# Exercise objective
Wherever the word "code" appears in the entries, copy the whole line.

# Material for the task
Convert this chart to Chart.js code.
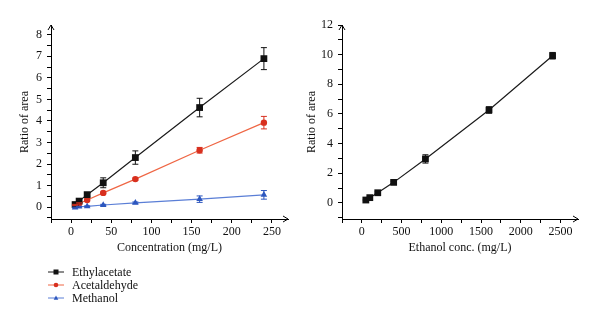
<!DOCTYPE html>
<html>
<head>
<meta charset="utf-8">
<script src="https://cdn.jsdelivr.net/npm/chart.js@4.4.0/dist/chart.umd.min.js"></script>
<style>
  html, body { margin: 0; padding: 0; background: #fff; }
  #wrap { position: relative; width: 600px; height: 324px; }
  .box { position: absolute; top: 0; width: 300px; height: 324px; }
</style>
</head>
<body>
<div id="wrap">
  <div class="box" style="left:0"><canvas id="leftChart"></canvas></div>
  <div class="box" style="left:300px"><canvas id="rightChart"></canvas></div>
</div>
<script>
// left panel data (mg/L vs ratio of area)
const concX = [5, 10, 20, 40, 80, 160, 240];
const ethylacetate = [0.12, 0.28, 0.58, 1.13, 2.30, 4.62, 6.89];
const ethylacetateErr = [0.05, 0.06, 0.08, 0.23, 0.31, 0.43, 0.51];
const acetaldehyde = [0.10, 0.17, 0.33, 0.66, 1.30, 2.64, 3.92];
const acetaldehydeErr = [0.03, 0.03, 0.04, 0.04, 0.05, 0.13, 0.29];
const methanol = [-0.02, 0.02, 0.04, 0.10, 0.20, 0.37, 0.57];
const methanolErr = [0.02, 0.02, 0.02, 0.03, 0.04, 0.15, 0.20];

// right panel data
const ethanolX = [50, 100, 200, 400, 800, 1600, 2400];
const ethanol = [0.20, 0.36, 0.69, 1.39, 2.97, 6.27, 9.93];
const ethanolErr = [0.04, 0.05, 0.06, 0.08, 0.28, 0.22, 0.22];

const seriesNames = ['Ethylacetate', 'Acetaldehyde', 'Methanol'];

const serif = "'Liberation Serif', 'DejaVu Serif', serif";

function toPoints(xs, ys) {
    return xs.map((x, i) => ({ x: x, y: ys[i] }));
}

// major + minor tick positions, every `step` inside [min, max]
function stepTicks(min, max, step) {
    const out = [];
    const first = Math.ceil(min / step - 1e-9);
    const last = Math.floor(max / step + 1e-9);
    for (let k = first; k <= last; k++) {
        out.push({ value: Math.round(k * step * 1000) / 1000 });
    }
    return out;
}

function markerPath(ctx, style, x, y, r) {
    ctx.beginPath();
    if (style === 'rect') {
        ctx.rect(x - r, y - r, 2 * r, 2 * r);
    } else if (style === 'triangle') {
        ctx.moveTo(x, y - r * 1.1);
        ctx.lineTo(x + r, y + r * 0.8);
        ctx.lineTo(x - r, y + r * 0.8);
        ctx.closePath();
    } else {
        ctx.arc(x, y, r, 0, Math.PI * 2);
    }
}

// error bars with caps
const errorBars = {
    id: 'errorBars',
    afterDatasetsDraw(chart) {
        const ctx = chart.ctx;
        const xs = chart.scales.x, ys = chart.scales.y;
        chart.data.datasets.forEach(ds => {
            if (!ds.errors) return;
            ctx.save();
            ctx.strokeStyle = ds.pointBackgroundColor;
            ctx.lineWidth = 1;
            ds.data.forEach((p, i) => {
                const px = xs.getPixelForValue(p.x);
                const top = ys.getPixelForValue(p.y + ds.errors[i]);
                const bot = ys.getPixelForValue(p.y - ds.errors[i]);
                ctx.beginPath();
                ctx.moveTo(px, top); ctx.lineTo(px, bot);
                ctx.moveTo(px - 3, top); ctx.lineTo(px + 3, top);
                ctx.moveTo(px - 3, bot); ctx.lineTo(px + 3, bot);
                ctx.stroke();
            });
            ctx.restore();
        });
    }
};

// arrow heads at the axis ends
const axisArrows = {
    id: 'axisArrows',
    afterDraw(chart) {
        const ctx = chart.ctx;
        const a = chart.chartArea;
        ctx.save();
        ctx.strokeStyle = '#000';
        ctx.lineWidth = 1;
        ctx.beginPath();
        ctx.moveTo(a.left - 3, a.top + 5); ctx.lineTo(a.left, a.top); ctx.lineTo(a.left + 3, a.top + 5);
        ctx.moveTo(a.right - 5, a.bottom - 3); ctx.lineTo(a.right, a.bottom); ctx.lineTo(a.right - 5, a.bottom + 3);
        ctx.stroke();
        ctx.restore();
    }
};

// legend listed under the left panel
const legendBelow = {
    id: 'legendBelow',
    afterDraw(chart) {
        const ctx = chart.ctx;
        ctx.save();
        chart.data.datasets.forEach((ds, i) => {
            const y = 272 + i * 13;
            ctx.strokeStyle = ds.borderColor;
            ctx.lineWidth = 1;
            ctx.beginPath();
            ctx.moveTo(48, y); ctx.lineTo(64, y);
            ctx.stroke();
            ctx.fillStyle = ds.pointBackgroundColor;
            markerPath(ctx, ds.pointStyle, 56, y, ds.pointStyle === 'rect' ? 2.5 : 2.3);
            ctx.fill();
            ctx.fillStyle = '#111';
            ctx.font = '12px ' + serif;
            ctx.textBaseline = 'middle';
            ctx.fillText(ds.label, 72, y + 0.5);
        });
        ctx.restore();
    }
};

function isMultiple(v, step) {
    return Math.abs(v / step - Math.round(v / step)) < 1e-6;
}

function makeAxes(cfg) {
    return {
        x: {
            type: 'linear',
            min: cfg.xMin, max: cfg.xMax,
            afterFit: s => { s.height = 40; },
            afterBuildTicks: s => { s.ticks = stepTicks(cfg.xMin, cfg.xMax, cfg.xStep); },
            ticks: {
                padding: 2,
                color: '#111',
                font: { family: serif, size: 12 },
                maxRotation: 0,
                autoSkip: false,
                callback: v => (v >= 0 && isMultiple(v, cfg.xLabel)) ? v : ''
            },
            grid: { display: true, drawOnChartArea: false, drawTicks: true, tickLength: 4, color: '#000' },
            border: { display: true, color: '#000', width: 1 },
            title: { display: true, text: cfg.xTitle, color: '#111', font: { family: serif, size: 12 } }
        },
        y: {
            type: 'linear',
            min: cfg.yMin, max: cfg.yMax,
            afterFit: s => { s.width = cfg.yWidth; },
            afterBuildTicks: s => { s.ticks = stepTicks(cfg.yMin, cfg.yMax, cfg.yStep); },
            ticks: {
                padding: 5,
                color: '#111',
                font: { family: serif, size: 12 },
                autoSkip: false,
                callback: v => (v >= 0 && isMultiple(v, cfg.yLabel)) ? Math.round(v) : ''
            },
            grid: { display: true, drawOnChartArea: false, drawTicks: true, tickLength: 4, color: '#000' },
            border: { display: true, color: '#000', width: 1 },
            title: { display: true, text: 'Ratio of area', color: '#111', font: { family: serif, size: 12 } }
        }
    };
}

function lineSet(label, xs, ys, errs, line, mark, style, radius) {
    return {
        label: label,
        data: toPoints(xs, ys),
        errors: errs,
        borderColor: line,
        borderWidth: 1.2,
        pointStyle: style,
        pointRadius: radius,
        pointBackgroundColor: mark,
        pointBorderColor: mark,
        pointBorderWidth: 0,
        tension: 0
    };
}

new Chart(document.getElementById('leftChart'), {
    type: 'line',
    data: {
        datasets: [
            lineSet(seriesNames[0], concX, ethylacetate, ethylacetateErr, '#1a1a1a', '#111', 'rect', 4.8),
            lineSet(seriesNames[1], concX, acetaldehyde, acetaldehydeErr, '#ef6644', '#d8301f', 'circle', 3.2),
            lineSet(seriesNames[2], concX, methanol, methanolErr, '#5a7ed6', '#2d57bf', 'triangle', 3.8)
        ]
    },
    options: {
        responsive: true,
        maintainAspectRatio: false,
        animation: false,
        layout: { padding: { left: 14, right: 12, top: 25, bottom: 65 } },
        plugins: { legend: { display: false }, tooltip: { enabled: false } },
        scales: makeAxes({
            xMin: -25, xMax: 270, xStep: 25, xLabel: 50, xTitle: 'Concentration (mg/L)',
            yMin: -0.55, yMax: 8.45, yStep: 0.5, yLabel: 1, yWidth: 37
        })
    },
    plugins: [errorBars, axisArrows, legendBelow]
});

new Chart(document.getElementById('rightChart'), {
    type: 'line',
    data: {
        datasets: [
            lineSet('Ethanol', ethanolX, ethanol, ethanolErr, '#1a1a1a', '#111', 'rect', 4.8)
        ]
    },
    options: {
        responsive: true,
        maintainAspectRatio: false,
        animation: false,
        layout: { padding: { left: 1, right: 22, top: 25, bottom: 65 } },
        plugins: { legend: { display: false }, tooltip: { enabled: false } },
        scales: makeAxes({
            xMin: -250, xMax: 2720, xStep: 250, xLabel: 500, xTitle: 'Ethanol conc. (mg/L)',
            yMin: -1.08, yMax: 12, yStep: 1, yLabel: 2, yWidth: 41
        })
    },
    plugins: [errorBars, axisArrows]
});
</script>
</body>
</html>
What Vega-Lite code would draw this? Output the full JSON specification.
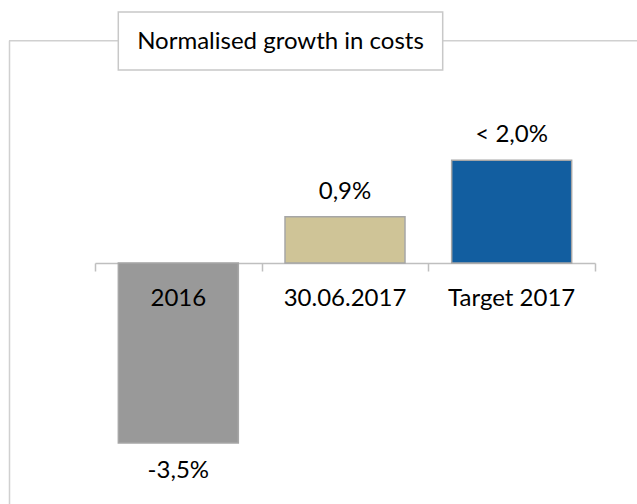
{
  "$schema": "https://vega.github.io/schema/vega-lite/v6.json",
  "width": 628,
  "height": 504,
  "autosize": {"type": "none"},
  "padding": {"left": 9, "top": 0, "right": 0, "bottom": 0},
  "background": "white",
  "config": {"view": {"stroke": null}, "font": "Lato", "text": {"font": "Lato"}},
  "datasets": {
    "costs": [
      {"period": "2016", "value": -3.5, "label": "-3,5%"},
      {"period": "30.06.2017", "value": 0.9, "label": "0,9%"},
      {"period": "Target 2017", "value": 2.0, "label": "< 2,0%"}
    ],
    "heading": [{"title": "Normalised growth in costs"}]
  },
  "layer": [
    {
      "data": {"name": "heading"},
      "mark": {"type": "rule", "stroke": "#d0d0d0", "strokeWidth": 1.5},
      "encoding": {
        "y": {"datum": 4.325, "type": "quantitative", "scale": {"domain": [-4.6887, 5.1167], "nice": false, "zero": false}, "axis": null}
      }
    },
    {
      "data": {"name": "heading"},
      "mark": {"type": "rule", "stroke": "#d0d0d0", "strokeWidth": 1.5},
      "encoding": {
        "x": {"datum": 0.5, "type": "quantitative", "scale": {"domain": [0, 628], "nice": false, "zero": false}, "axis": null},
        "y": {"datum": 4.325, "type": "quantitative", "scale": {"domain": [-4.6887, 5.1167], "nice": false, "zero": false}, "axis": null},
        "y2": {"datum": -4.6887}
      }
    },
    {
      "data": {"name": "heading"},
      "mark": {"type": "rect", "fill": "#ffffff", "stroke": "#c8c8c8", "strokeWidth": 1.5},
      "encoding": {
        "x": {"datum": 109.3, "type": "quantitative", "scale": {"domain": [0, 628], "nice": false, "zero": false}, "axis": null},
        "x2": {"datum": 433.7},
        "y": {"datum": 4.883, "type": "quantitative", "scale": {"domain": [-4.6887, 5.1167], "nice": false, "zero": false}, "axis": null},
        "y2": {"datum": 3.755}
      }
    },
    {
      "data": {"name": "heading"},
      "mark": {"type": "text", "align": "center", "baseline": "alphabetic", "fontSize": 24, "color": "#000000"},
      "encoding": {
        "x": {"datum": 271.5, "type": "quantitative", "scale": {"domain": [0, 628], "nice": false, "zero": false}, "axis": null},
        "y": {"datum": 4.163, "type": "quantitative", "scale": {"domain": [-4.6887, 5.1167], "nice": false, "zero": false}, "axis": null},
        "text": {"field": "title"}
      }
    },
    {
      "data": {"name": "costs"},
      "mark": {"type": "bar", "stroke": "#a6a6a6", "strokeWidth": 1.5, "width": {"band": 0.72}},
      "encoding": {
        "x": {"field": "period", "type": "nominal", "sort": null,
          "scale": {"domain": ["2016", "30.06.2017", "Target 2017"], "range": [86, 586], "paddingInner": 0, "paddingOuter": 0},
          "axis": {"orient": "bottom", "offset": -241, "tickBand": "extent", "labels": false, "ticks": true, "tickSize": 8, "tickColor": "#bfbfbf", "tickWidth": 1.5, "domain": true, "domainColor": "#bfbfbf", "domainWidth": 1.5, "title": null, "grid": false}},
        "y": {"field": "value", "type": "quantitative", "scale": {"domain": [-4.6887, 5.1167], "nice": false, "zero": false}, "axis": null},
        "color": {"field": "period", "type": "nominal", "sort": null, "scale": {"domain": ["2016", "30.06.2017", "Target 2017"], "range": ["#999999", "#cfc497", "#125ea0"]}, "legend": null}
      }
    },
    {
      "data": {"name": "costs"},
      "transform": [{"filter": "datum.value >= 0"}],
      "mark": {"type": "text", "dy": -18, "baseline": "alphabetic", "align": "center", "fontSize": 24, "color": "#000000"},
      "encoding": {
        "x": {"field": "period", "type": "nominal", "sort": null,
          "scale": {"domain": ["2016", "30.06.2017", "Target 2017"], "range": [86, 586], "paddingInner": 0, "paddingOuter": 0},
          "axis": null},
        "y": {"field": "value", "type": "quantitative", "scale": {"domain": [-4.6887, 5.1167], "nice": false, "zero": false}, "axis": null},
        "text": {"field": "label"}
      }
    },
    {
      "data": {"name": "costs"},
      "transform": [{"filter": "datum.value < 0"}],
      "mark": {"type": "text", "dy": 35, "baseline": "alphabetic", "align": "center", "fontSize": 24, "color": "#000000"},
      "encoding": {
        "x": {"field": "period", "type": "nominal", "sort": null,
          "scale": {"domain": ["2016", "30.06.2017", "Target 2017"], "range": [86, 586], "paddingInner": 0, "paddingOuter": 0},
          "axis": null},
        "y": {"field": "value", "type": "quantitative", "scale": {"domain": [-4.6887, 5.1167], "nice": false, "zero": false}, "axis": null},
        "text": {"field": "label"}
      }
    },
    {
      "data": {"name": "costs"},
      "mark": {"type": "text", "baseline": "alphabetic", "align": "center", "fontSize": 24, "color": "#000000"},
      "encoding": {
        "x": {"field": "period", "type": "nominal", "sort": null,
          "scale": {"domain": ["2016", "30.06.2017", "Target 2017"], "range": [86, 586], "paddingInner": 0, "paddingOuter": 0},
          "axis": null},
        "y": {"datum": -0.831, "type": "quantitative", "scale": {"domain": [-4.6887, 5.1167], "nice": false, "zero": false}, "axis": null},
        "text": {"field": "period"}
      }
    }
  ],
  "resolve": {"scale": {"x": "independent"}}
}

# Finished exercise
Convert this chart to Chart.js code.
What Vega-Lite code would draw this? Output the full JSON specification.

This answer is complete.